There is a particular danger in performing love with someone you might actually love. You can play at tenderness for an audience. You can manufacture the looks, the small touches, the way you lean slightly toward each other when you talk. What you cannot manufacture is the moment you realize you have stopped manufacturing — and by then it is far too late to pretend otherwise, even to yourself.
Daphne Bridgerton needs a false suitor to quiet her mother’s relentless matchmaking. Simon Basset needs a fake fiancée to keep the marriage market at bay. Their arrangement is perfectly transactional. Neither of them plans for what spending every evening performing affection actually does to two people who are already, underneath all of it, drawn to each other. Quinn does something smart here: she gives both characters personal wounds that make the pretense particularly costly. Simon’s reasons for the ruse are bound up in his history with his father, in a vow he made that he cannot easily unmake. Daphne’s desire for real love is sincere and specific. The pretense does not protect either of them the way it was supposed to.
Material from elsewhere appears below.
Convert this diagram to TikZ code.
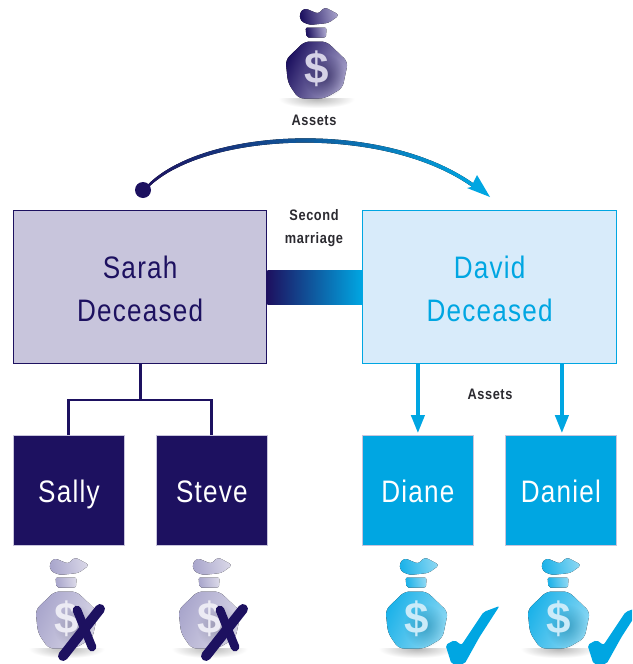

Quinn’s Regency world is warm and witty, and the Bridgerton family itself functions as a character — their presence gives the story weight and context that makes the romance feel like it exists inside a life rather than instead of one. But what makes this book hold up is that specificity of wound: Simon is not damaged in a generic way. His damage has a shape, and it matters to the plot in real terms, and the resolution costs him something genuine. That is what separates a good romance from a great one.
The Bridgerton series has become iconic in audio — the performances carry a drawing-room warmth that matches Quinn’s voice perfectly, and the banter between Daphne and Simon is particularly sharp when heard. There is a reason this series found a new generation of readers through audio long before any adaptation arrived.
The Bridgerton siblings each get their own book, and the series rewards reading across the full family — the context compounds and the emotional payoffs deepen. And if it is the fake courtship that becomes genuine that pulls you, historical romance has explored that architecture with remarkable range and consistency.
There is a reason this series launched a cultural moment decades after it was written. Quinn understood something about what readers want from a love story — not just the happy ending, but the journey of two people choosing each other honestly in a world that gave them every reason not to. The Duke and I is where that journey begins.